**Task goal:**
Keep only the lines of the listing that include the word "React", and copy them.

**Available data:**
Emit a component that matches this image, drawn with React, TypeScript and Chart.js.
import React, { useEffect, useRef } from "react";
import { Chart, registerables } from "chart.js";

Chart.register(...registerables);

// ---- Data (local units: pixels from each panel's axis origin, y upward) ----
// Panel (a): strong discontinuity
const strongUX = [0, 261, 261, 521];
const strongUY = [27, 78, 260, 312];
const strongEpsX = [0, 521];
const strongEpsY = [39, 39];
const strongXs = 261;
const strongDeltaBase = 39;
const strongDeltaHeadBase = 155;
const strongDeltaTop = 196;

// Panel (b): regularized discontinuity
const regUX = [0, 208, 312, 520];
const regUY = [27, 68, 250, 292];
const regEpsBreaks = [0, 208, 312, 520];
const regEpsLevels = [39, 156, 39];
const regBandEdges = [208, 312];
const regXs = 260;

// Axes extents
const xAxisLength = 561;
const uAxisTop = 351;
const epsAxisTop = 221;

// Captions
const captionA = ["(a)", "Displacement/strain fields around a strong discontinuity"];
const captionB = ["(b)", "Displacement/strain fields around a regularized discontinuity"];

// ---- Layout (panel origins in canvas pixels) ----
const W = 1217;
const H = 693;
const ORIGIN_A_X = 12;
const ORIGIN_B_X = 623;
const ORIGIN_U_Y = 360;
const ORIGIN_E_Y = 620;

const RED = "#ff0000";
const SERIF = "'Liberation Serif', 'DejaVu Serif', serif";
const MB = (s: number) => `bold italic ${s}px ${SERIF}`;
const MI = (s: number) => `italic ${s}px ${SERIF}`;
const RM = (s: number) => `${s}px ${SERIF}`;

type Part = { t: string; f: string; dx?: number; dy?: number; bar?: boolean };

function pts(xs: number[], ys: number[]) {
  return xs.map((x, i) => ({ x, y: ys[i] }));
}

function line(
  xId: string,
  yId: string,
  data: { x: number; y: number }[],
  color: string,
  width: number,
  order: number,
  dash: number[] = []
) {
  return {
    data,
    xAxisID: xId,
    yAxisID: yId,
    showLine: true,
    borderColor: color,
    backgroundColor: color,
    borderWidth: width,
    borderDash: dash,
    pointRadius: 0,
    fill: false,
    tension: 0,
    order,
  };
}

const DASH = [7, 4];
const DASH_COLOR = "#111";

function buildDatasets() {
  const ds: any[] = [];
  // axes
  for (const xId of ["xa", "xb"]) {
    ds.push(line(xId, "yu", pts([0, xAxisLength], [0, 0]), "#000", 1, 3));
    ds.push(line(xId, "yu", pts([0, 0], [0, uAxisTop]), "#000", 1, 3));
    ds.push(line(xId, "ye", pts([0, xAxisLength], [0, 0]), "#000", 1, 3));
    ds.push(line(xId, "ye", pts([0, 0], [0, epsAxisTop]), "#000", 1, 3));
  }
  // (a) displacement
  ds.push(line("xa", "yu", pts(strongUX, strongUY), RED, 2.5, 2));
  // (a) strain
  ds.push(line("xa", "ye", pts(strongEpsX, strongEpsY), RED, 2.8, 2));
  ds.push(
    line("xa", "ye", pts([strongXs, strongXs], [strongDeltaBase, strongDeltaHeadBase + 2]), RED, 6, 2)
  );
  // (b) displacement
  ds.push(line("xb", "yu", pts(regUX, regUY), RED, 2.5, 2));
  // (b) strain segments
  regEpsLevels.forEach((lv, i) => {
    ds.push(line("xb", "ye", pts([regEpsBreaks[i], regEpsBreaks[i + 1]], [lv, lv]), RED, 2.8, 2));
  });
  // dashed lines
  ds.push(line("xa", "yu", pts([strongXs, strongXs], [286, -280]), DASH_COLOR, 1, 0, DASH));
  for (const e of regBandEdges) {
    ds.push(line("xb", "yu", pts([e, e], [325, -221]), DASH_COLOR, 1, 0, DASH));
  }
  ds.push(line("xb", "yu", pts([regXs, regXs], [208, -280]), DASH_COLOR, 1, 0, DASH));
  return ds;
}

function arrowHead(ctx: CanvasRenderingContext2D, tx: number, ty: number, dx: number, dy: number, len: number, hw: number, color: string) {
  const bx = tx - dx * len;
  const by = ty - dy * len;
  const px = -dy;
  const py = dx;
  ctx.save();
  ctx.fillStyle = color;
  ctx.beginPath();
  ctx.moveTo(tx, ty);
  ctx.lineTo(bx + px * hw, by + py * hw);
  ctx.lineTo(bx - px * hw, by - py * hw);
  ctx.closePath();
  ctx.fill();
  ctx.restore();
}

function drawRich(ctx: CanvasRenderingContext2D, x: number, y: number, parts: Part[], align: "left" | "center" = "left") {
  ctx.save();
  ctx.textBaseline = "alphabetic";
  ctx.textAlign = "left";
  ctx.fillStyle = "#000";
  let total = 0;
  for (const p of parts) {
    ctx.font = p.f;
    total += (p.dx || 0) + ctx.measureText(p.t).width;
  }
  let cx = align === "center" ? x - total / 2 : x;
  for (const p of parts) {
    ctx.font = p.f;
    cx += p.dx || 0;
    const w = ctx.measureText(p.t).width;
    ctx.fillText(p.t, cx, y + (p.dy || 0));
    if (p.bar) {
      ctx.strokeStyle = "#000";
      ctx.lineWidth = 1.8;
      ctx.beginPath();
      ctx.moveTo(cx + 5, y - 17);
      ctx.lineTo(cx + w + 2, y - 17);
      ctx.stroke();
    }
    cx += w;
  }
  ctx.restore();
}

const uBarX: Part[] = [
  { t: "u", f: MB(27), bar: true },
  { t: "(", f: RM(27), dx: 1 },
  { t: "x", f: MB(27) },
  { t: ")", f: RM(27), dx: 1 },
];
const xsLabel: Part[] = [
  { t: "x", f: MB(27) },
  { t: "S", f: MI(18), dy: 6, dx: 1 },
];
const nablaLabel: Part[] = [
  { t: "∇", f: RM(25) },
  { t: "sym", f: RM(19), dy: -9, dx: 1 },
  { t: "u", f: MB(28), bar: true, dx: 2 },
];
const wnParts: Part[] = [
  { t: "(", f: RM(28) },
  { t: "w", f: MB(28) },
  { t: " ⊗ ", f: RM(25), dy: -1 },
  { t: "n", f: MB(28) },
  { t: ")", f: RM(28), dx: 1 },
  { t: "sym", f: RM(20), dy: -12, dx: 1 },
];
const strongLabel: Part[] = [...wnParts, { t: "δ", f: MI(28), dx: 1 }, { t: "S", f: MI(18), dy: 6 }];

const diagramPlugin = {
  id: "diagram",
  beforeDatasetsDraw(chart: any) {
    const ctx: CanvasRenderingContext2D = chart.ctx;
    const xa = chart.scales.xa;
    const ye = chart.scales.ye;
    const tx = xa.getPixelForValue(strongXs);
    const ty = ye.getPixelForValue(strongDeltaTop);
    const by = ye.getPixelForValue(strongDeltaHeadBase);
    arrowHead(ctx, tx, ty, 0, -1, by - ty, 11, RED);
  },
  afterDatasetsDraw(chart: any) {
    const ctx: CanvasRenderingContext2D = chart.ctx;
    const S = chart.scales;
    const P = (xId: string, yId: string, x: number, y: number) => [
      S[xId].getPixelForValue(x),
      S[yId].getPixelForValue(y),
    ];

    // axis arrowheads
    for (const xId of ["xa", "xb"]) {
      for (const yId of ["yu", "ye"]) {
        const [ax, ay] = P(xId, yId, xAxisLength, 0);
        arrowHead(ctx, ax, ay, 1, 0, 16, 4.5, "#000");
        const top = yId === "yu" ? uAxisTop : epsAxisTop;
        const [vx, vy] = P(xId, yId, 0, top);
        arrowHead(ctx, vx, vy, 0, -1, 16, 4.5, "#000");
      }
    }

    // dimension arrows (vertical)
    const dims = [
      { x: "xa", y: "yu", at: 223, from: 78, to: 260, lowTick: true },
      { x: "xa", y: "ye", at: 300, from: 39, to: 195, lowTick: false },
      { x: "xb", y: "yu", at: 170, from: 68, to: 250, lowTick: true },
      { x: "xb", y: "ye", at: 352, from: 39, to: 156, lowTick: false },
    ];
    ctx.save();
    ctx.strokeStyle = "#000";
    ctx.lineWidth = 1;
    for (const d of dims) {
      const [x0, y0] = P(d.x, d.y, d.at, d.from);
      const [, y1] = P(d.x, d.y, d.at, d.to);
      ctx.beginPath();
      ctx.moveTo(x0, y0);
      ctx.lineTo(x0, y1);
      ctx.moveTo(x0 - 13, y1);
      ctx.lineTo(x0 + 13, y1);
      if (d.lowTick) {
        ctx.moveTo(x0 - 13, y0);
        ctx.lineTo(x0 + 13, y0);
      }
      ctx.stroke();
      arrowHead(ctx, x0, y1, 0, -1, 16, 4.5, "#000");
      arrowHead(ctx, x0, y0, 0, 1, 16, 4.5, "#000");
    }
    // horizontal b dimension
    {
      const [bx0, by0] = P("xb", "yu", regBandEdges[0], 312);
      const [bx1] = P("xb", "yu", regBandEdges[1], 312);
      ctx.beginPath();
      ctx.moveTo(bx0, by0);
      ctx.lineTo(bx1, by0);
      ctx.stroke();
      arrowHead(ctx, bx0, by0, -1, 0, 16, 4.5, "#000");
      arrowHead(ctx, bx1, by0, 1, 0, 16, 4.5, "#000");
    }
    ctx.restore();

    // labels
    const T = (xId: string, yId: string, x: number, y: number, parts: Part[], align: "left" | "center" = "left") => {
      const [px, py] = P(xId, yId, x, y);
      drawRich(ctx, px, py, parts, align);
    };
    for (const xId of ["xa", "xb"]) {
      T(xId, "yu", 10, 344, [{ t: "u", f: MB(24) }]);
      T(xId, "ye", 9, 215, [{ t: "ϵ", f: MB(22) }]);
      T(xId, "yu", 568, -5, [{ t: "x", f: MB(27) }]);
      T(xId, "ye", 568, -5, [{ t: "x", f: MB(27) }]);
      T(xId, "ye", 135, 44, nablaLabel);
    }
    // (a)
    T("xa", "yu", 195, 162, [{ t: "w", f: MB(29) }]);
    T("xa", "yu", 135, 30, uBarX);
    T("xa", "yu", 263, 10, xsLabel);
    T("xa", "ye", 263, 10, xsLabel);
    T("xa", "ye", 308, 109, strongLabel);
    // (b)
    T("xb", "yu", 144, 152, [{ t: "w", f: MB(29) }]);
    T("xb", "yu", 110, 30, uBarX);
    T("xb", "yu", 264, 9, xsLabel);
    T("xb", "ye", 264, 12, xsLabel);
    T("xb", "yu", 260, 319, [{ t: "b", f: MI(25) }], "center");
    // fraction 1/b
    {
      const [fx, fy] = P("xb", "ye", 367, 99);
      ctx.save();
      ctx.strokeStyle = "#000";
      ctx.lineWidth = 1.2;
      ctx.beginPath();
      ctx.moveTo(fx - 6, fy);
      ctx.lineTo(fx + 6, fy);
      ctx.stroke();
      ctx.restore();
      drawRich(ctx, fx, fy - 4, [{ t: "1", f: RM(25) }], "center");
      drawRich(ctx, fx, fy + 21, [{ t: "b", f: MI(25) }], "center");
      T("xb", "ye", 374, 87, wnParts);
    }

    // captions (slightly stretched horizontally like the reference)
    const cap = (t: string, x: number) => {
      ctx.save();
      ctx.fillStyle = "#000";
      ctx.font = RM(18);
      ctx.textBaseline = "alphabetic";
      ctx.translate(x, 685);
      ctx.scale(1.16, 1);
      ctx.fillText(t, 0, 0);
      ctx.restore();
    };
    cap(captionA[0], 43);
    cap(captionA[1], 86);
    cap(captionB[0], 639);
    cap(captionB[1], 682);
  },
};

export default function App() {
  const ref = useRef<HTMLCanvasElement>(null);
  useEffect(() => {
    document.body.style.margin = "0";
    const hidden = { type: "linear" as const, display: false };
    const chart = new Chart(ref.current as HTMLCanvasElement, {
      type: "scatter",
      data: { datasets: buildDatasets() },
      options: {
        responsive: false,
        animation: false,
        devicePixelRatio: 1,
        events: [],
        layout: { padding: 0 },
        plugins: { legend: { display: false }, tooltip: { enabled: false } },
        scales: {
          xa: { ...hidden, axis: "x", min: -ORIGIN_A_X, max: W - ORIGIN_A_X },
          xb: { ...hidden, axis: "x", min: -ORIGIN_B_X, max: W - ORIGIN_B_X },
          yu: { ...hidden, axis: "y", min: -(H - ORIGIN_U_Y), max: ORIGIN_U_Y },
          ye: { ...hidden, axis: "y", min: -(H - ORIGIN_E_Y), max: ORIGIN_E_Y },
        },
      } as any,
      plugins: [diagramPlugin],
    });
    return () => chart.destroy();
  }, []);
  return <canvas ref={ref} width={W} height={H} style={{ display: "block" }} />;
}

**Task result:**
Emit a component that matches this image, drawn with React, TypeScript and Chart.js.
import React, { useEffect, useRef } from "react";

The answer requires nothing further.